Equality

Supreme Court 7-judge bench to decide on sub-classification in SC/ST reservation list

The Leaflet

A five-judge Constitution bench on Thursday said that preferential treatment by State Governments to certain sub-castes within the Scheduled Castes did not tantamount to excluding other classes in terms of the total deprivation caused to any of the castes in the list of Scheduled Caste under Article 341(2) of the Constitution of India.

"The sub-classification is to achieve the very purpose, as envisaged in the original classification itself and based thereupon evolved the very concept of reservation. Whether the sub-classification would be a further extension of the principle of said dynamics is the question to be considered authoritatively by the Court," said a five-judge bench led by Justice Arun Mishra

Justice Mishra led bench disagreed with the top court's 2005 decision in E.V. Chinnaiah v. State of A.P. and Ors holding that Scheduled Castes formed a homogenous class and that there could not be any sub­division.

Since a five-judge bench, which also comprised Justices Indira Banerjee, Vineet Saran, M R Shah and Aniruddha Bose, could not have overruled/revisited the decision in E V Chinniah being as it was a decision of a coordinate bench of five judges, the matter has now been referred to a bench of seven judges.

While referring a matter to a larger bench, the judges also made certain observations on the State's power to provide preferential treatment to sub-castes within SCs.

The court said reservation had not been contemplated for all time by framers of the Constitution.

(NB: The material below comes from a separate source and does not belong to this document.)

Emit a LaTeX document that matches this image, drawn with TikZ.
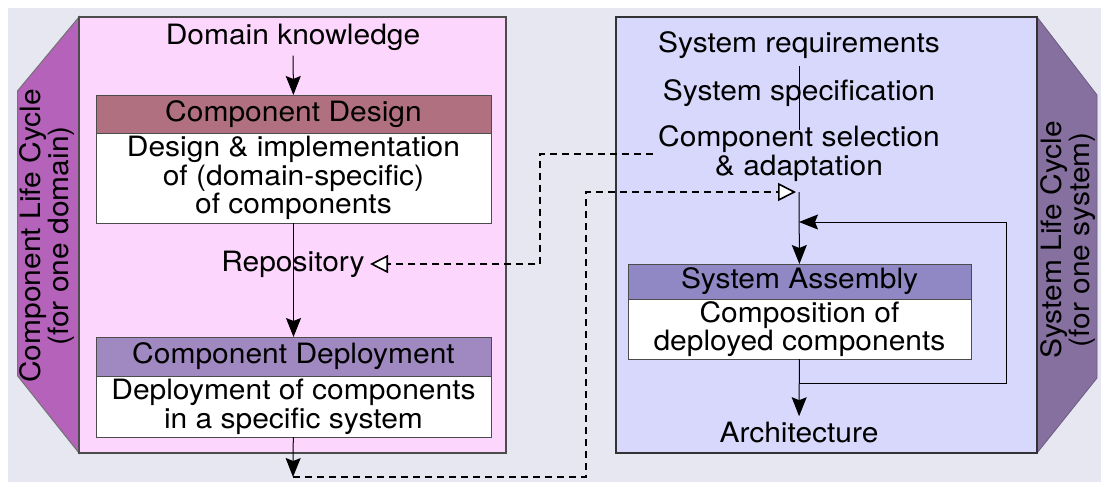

"On the one hand, there is no exclusion of those who have come up, on the other hand, if sub-classification is denied, it would defeat right to equality by treating unequal as equal", the court said.

It added that providing a percentage of the reservation within a permissible limit was within the powers of the State legislatures. The State could not be deprived of its concomitant power to make a reasonable classification within particular classes of Scheduled Castes, Scheduled Tribes, and socially and educationally backward classes without depriving others in the list.

"The State law of preferential treatment to a limited extent, does not amend the list. It adopts the list as it is. The State law intends to provide reservation for all Scheduled Castes in a pragmatic manner based on statistical data. It distributes the benefits of reservations based on the needs of each Scheduled Caste", the court said.

It added the State Government could decide the manner and quantum of reservation. As such, the State can also make sub­classifications when providing reservation to all Scheduled Castes in the list based on the rationale that it would conform with the very spirit of Articles 14, 15, and 16 of the Constitution providing reservation.

The State Government cannot, the court said, tamper with the list; it can neither include nor exclude any caste in the list or make enquiry whether any synonym exists.

The bench was ruling on a batch of petitions, in which the main issue was whether states can sub-classify groups among the SCs and provide reservation.